Pentaho Data Integration (ETL)

Pentaho Data Integration is the leading and most complete and mature product of the Pentaho BI tools family and along with Talend products it's a leader in the open source ETL market. Spoon has been developed actively since 2003 and during all those years has become a product which in many categories beats commercial ETL software like Informatica Powercenter, Datastage or Ab Initio. Keeping it open results in the fact that bugs get removed quickly, new features are developed quickly and it provides extreme flexibility compared to its competitors.

PDI is open source, however there's also a commercial paid version available (Pentaho Enterprise Edition). It provides additional tools, versioning, interoperability with enterprise schedulers, extensive customer support and is relatively cheap looking at etl tools market average. Depending on the sales agreements it is an average of 15k USD per year.

Pentaho Data Integration tools

PDI is a platform which contains the following development tools:

  • Kettle Spoon - an ETL development graphical tool where the data integration flows can be created (called transformations, chained as jobs).
  • Pan and Kitchen - command line tools which facilitate execution of jobs and transformations
  • Carte web server - a very basic tool used to execute etl processes remotely and implement partitioning and parallel execution.

PDI Strengths

  • The open source version of PDI is completely free and very easy to set up, configure and start to use right away in a few simple steps
  • Learning curve - anyone with BI / DW / ETL background can learn and start using Pentaho after a few hours of basic introduction. It has a very intuitive and rich in features user interface. A good starting point might be the Pentaho ETL tutorial
  • Impressive long list of connectors - it can read from and write to a number of sources and targets, including ODBC, JDBC, real time, queues, Kafka streams, AWS S3 / Redshift, EMR, Cloudera, Salesforce and many many more. For example the ease of setting up a connection to a folder with a bunch of excel files could make other commercial etl vendors jealous.
  • Support for Python, R, Spark (MLlib)
  • Integrates well with other open source BI solutions (including Big Data tools and realtime analytics)
  • Can be easily extended with Java
  • Scripts and formulas can be written using various programming languages
  • Open source community, forums and lots of web resources
  • Available in AWS Marketplace
  • PDI Enterprise edition relatively cheap (15-20k) comapred to other ETL's like Infa, Datastage, AbInitio which start at around 200k and can go up to a million.

PDI Weaknesses

  • Lack of easy monitoring, error handling and scheduling
  • Large, enterprise-wide deployments might not perform good enough
  • Team development (groupwork) not supported very well and difficult
  • It does not integrate well with the other Pentaho BI products family. In fact it's a totally separate tool
  • Up to version 4 it was lightweight and portable (just a few megabytes), however starting from version 5 it has become heavier, it has exceeded 1GB, on execution it takes time to initialize the runtime environment. Would be neat to still have an option to have a powerful data integration tool on a small pendrive without the need to install anything.
  • Pentaho has a label of open source platform, thus for some big organizations it's difficult to get green light for start using it (no SLA, support and maintenance agreement for open source version), perhaps lack of marketing power and battlecards against big commercial ETL providers.
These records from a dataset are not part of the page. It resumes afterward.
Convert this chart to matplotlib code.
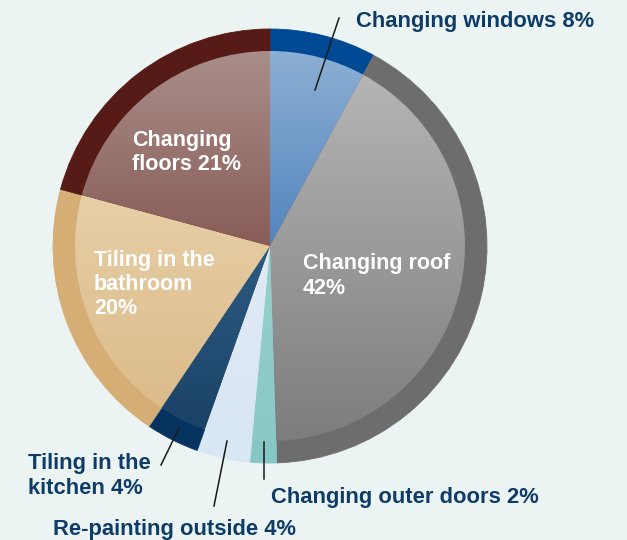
import numpy as np
import matplotlib.pyplot as plt
from matplotlib.colors import to_rgb

# shares of renovation work (percent)
labels = ["Changing windows", "Changing roof", "Changing outer doors", "Re-painting outside",
          "Tiling in the kitchen", "Tiling in the bathroom", "Changing floors"]
shares = [8, 42, 2, 4, 4, 20, 21]

# outer rim colour and inner gradient (top -> bottom) for each slice
ring_colors = ["#004a95", "#6d6d6d", "#86c6c4", "#d9e6f3", "#06325f", "#d4ae74", "#561b16"]
top_colors = ["#8db0d4", "#b5b5b5", "#96d0cd", "#e1ebf6", "#2d5b81", "#e7cfa8", "#a98e8a"]
bottom_colors = ["#5284bd", "#7d7d7d", "#8ac9c6", "#d8e5f3", "#1b4267", "#dcbb89", "#885c57"]

bg = "#ebf4f3"
navy = "#0e3c67"
font = "Liberation Sans"

fig = plt.figure(figsize=(6.27, 5.4), dpi=100, facecolor=bg)
ax = fig.add_axes([0, 0, 1, 1])
ax.set_facecolor(bg)

H = 540
cx, cy = 270, H - 246
r_out, r_in = 217, 195

outer, _ = ax.pie(shares, colors=ring_colors, radius=r_out, center=(cx, cy),
                  startangle=90, counterclock=False, wedgeprops=dict(linewidth=0.6))
for w, c in zip(outer, ring_colors):
    w.set_edgecolor(c)

inner, _ = ax.pie(shares, radius=r_in, center=(cx, cy), startangle=90,
                  counterclock=False, wedgeprops=dict(linewidth=0))

# vertical gradient inside each slice, clipped to the wedge
t = np.linspace(0, 1, 256)[:, None, None]
for w, c0, c1 in zip(inner, top_colors, bottom_colors):
    w.set_facecolor("none")
    bb = w.get_path().get_extents()
    grad = (1 - t) * np.array(to_rgb(c0)) + t * np.array(to_rgb(c1))
    im = ax.imshow(grad, extent=(bb.x0 - 1, bb.x1 + 1, bb.y0 - 1, bb.y1 + 1), origin="upper",
                   aspect="auto", interpolation="bilinear", zorder=2)
    im.set_clip_path(w)

# leader lines for the outside labels
leaders = [((315, 90), (339, 18)),
           ((179, 428), (161, 465)),
           ((227, 441), (214, 506)),
           ((264, 442), (264, 479))]
for (x0, y0), (x1, y1) in leaders:
    ax.plot([x0, x1], [H - y0, H - y1], color="#1a1a1a", lw=1.1, zorder=3)

# labels inside the pie (baseline of the last line given)
inside = dict(color="white", fontsize=15.5, family=font, weight="bold",
              ha="left", va="baseline", linespacing=1.21, zorder=4)
ax.text(132, H - 170.5, "Changing\nfloors 21%", **inside)
ax.text(303, H - 293.5, "Changing roof\n42%", **inside)
ax.text(94, H - 314.5, "Tiling in the\nbathroom\n20%", **inside)

# labels outside the pie
outside = dict(color=navy, fontsize=15.8, family=font, weight="bold",
               ha="left", va="baseline", linespacing=1.3, zorder=4)
ax.text(356, H - 27.5, "Changing windows 8%", **outside)
ax.text(28, H - 494.5, "Tiling in the\nkitchen 4%", **outside)
ax.text(271, H - 502.5, "Changing outer doors 2%", **outside)
ax.text(53, H - 535.5, "Re-painting outside 4%", **outside)

ax.set_xlim(0, 627)
ax.set_ylim(0, H)
ax.set_aspect("equal")
ax.axis("off")

fig.savefig("out.png", dpi=100, facecolor=bg)
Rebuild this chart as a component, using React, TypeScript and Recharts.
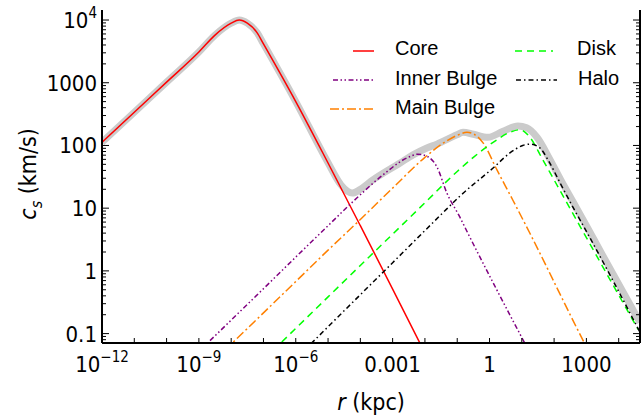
import React from "react";
import { LineChart, Line, XAxis, YAxis } from "recharts";

// values: r in kpc, cs in km/s
const totalData = [
  { r: 1e-12, cs: 112 }, { r: 1e-11, cs: 339 }, { r: 1e-10, cs: 1023 }, { r: 1e-9, cs: 3090 },
  { r: 3.16e-9, cs: 5750 }, { r: 1e-8, cs: 8910 }, { r: 1.78e-8, cs: 10000 }, { r: 3.16e-8, cs: 8910 },
  { r: 6.31e-8, cs: 6310 }, { r: 1e-7, cs: 4170 }, { r: 1e-6, cs: 501 }, { r: 1e-5, cs: 53 },
  { r: 2.51e-5, cs: 23.5 }, { r: 3.98e-5, cs: 18.6 }, { r: 5.62e-5, cs: 17.4 }, { r: 1e-4, cs: 20 },
  { r: 2.45e-4, cs: 28.2 }, { r: 1.7e-3, cs: 52.5 }, { r: 4.27e-3, cs: 70.8 }, { r: 1.15e-2, cs: 91.2 },
  { r: 2.34e-2, cs: 105 }, { r: 9.77e-2, cs: 148 }, { r: 0.151, cs: 162 }, { r: 0.316, cs: 151 },
  { r: 0.891, cs: 135 }, { r: 2.51, cs: 166 }, { r: 7.59, cs: 204 }, { r: 14.1, cs: 191 },
  { r: 29.5, cs: 135 }, { r: 74.1, cs: 60 }, { r: 158, cs: 28.8 }, { r: 398, cs: 12.3 },
  { r: 1000, cs: 5.25 }, { r: 3162, cs: 1.78 }, { r: 45700, cs: 0.151 },
];

const coreData = [
  { r: 1e-12, cs: 112 }, { r: 1e-11, cs: 339 }, { r: 1e-10, cs: 1023 }, { r: 1e-9, cs: 3090 },
  { r: 3.16e-9, cs: 5750 }, { r: 1e-8, cs: 8910 }, { r: 1.78e-8, cs: 10000 }, { r: 3.16e-8, cs: 8910 },
  { r: 6.31e-8, cs: 6310 }, { r: 1e-7, cs: 4170 }, { r: 1e-6, cs: 501 }, { r: 1e-5, cs: 52.5 },
  { r: 1e-4, cs: 5.25 }, { r: 1e-3, cs: 0.513 }, { r: 1e-2, cs: 0.049 },
];

const innerBulgeData = [
  { r: 1e-9, cs: 0.052 }, { r: 1e-8, cs: 0.164 }, { r: 1e-7, cs: 0.52 }, { r: 1e-6, cs: 1.66 },
  { r: 7.94e-6, cs: 4.68 }, { r: 7.76e-5, cs: 14.5 }, { r: 5.01e-4, cs: 33.9 }, { r: 2.75e-3, cs: 63.1 },
  { r: 6.03e-3, cs: 72.4 }, { r: 1.23e-2, cs: 66.1 }, { r: 2.34e-2, cs: 45.7 }, { r: 4.79e-2, cs: 17.4 },
  { r: 0.12, cs: 7.24 }, { r: 0.214, cs: 3.98 }, { r: 12.6, cs: 0.069 }, { r: 20, cs: 0.044 },
];

const mainBulgeData = [
  { r: 6.31e-9, cs: 0.054 }, { r: 1e-7, cs: 0.214 }, { r: 1e-6, cs: 0.676 }, { r: 1e-5, cs: 2.14 },
  { r: 1e-4, cs: 6.6 }, { r: 1e-3, cs: 20.9 }, { r: 1e-2, cs: 64.6 }, { r: 3.98e-2, cs: 112 },
  { r: 0.1, cs: 145 }, { r: 0.2, cs: 162 }, { r: 0.355, cs: 148 }, { r: 0.631, cs: 110 },
  { r: 1.7, cs: 40.7 }, { r: 5.25, cs: 13.5 }, { r: 17.8, cs: 3.98 }, { r: 891, cs: 0.069 },
  { r: 1585, cs: 0.039 },
];

const diskData = [
  { r: 2.0e-7, cs: 0.054 }, { r: 1e-5, cs: 0.385 }, { r: 1e-4, cs: 1.22 }, { r: 1e-3, cs: 3.85 },
  { r: 1e-2, cs: 12.2 }, { r: 0.1, cs: 38.5 }, { r: 0.316, cs: 64.6 }, { r: 1.29, cs: 112 },
  { r: 4.27, cs: 162 }, { r: 8.71, cs: 178 }, { r: 17.8, cs: 135 }, { r: 41.7, cs: 63.1 },
  { r: 100, cs: 28.2 }, { r: 316, cs: 9.77 }, { r: 1000, cs: 3.39 }, { r: 39800, cs: 0.117 },
];

const haloData = [
  { r: 1.58e-6, cs: 0.05 }, { r: 1e-4, cs: 0.417 }, { r: 1e-3, cs: 1.35 }, { r: 6.03e-3, cs: 3.39 },
  { r: 3.16e-2, cs: 7.9 }, { r: 0.12, cs: 15.5 }, { r: 1.29, cs: 43.7 }, { r: 4.27, cs: 75.9 },
  { r: 10.7, cs: 100 }, { r: 17.8, cs: 105 }, { r: 36.3, cs: 91.2 }, { r: 64.6, cs: 58.9 },
  { r: 158, cs: 24.5 }, { r: 398, cs: 10 }, { r: 1000, cs: 4.27 }, { r: 45700, cs: 0.105 },
];

const xTickValues = [
  1e-12, 1e-11, 1e-10, 1e-9, 1e-8, 1e-7, 1e-6, 1e-5, 1e-4, 1e-3, 1e-2, 1e-1, 1, 10, 100, 1000, 1e4,
];
const xTickLabels = [
  { value: 1e-12, base: "10", sup: "−12" },
  { value: 1e-9, base: "10", sup: "−9" },
  { value: 1e-6, base: "10", sup: "−6" },
  { value: 1e-3, base: "0.001", sup: "" },
  { value: 1, base: "1", sup: "" },
  { value: 1000, base: "1000", sup: "" },
];
const yTickLabels = [
  { value: 0.1, base: "0.1", sup: "" },
  { value: 1, base: "1", sup: "" },
  { value: 10, base: "10", sup: "" },
  { value: 100, base: "100", sup: "" },
  { value: 1000, base: "1000", sup: "" },
  { value: 1e4, base: "10", sup: "4" },
];

const xDomain = [1e-12, 4.57e4];
const yDomain = [0.0708, 14450];

// minor log ticks on the y axis
const yTickValues: number[] = [];
[0.01, 0.1, 1, 10, 100, 1000, 10000].forEach((d) => {
  for (let m = 1; m <= 9; m++) {
    const v = m * d;
    if (v >= yDomain[0] && v <= yDomain[1]) yTickValues.push(v);
  }
});

const FONT = "'DejaVu Sans Condensed', 'DejaVu Sans', sans-serif";
const LEGEND_FONT = "'Liberation Sans', Arial, sans-serif";

const findLabel = (list: any[], v: number) =>
  list.find((l) => Math.abs(l.value - v) / l.value < 1e-6);
const isDecade = (v: number) => Math.abs(Math.log10(v) - Math.round(Math.log10(v))) < 1e-6;

const Label = ({ lab }: any) => (
  <>
    <tspan>{lab.base}</tspan>
    {lab.sup && (
      <tspan dy={-10} fontSize={15}>
        {lab.sup}
      </tspan>
    )}
  </>
);

const BottomTick = (props: any) => {
  const { x, y, payload } = props;
  const lab = findLabel(xTickLabels, payload.value);
  return (
    <g>
      <line x1={x} x2={x} y1={y} y2={y - 5} stroke="#000" />
      {lab && (
        <text x={x} y={y + 29} textAnchor="middle" fontFamily={FONT} fontSize={22} fill="#000">
          <Label lab={lab} />
        </text>
      )}
    </g>
  );
};

const TopTick = (props: any) => {
  const { x, y } = props;
  return <line x1={x} x2={x} y1={y} y2={y + 5} stroke="#000" />;
};

const LeftTick = (props: any) => {
  const { x, y, payload } = props;
  const lab = findLabel(yTickLabels, payload.value);
  const len = isDecade(payload.value) ? 7 : 4;
  return (
    <g>
      <line x1={x} x2={x + len} y1={y} y2={y} stroke="#000" />
      {lab && (
        <text x={x - 5} y={y + 8} textAnchor="end" fontFamily={FONT} fontSize={22} fill="#000">
          <Label lab={lab} />
        </text>
      )}
    </g>
  );
};

const RightTick = (props: any) => {
  const { x, y, payload } = props;
  const len = isDecade(payload.value) ? 7 : 4;
  return <line x1={x} x2={x - len} y1={y} y2={y} stroke="#000" />;
};

const legendItems = [
  { name: "Core", color: "#ff0000", dash: "", x1: 353, x2: 374, y: 51, tx: 395, ty: 55 },
  { name: "Inner Bulge", color: "#800080", dash: "5 2.5 1.5 2.5 1.5 2.5", x1: 333, x2: 373, y: 80, tx: 395, ty: 85 },
  { name: "Main Bulge", color: "#ff8000", dash: "9 3 2 3", x1: 330, x2: 375, y: 109, tx: 395, ty: 114 },
  { name: "Disk", color: "#00ff00", dash: "7 5", x1: 515, x2: 553, y: 51, tx: 577, ty: 55 },
  { name: "Halo", color: "#000000", dash: "5 3 1.5 3", x1: 516, x2: 557, y: 80, tx: 578, ty: 85 },
];

const axisLine = { stroke: "#000", strokeWidth: 2 };

export default function App() {
  return (
    <div style={{ position: "absolute", left: 0, top: 0, width: 641, height: 416, background: "#fff" }}>
      <LineChart width={641} height={416} margin={{ top: 10, right: 0, bottom: 0, left: 0 }}>
        <XAxis
          dataKey="r"
          type="number"
          scale="log"
          domain={xDomain}
          allowDataOverflow
          ticks={xTickValues}
          interval={0}
          tick={<BottomTick />}
          tickLine={false}
          tickSize={0}
          tickMargin={0}
          axisLine={axisLine}
          height={73}
        />
        <XAxis
          xAxisId="top"
          orientation="top"
          dataKey="r"
          type="number"
          scale="log"
          domain={xDomain}
          allowDataOverflow
          ticks={xTickValues}
          interval={0}
          tick={<TopTick />}
          tickLine={false}
          tickSize={0}
          tickMargin={0}
          axisLine={axisLine}
          height={0}
        />
        <YAxis
          type="number"
          scale="log"
          domain={yDomain}
          allowDataOverflow
          ticks={yTickValues}
          interval={0}
          tick={<LeftTick />}
          tickLine={false}
          tickSize={0}
          tickMargin={0}
          axisLine={axisLine}
          width={102}
        />
        <YAxis
          yAxisId="right"
          orientation="right"
          type="number"
          scale="log"
          domain={yDomain}
          allowDataOverflow
          ticks={yTickValues}
          interval={0}
          tick={<RightTick />}
          tickLine={false}
          tickSize={0}
          tickMargin={0}
          axisLine={axisLine}
          width={1}
        />
        <Line data={totalData} dataKey="cs" type="monotone" stroke="#cbcbcb" strokeWidth={7} dot={false} isAnimationActive={false} />
        <Line data={coreData} dataKey="cs" type="monotone" stroke="#ff0000" strokeWidth={1.5} dot={false} isAnimationActive={false} />
        <Line data={innerBulgeData} dataKey="cs" type="monotone" stroke="#800080" strokeWidth={1.5} strokeDasharray="5 2.5 1.5 2.5 1.5 2.5" dot={false} isAnimationActive={false} />
        <Line data={mainBulgeData} dataKey="cs" type="monotone" stroke="#ff8000" strokeWidth={1.5} strokeDasharray="9 3 2 3" dot={false} isAnimationActive={false} />
        <Line data={diskData} dataKey="cs" type="monotone" stroke="#00ff00" strokeWidth={1.5} strokeDasharray="7 5" dot={false} isAnimationActive={false} />
        <Line data={haloData} dataKey="cs" type="monotone" stroke="#000000" strokeWidth={1.5} strokeDasharray="5 3 1.5 3" dot={false} isAnimationActive={false} />
      </LineChart>
      <svg width={641} height={416} style={{ position: "absolute", left: 0, top: 0, pointerEvents: "none" }}>
        {legendItems.map((it) => (
          <g key={it.name}>
            <line x1={it.x1} x2={it.x2} y1={it.y} y2={it.y} stroke={it.color} strokeWidth={1.5} strokeDasharray={it.dash || undefined} />
            <text x={it.tx} y={it.ty} fontFamily={LEGEND_FONT} fontSize={20} fill="#000">
              {it.name}
            </text>
          </g>
        ))}
        <text x={371} y={410} textAnchor="middle" fontFamily={FONT} fontSize={23} fill="#000">
          <tspan fontStyle="italic">r</tspan>
          <tspan> (kpc)</tspan>
        </text>
        <text transform="translate(36,174) rotate(-90)" textAnchor="middle" fontFamily={FONT} fontSize={23} fill="#000">
          <tspan fontStyle="italic">c</tspan>
          <tspan dy={6} fontSize={16} fontStyle="italic">s</tspan>
          <tspan dy={-6}> (km/s)</tspan>
        </text>
      </svg>
    </div>
  );
}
Apache Hop and Pentaho Data Integration

Pentaho Data Integration (PDI) and Apache Hop share a common history, as Apache Hop originated as a fork of PDI. Both projects stem from the same foundational codebase, with PDI initially developed under the Pentaho umbrella, where it became a widely used tool for ETL processes. Over time, as the needs of the data integration community evolved, a group of developers sought to create a more modern, modular, and flexible platform, leading to the creation of Apache Hop. While both tools retain similarities in their core functionalities and concepts due to this shared origin, Apache Hop has diverged to focus on addressing limitations in PDI, such as enhancing modularity, supporting DevOps practices, and improving integration into modern CI/CD workflows. This shared history means that users familiar with PDI will find many concepts and tools in Apache Hop recognizable, even as Hop pushes toward a more contemporary data engineering environment.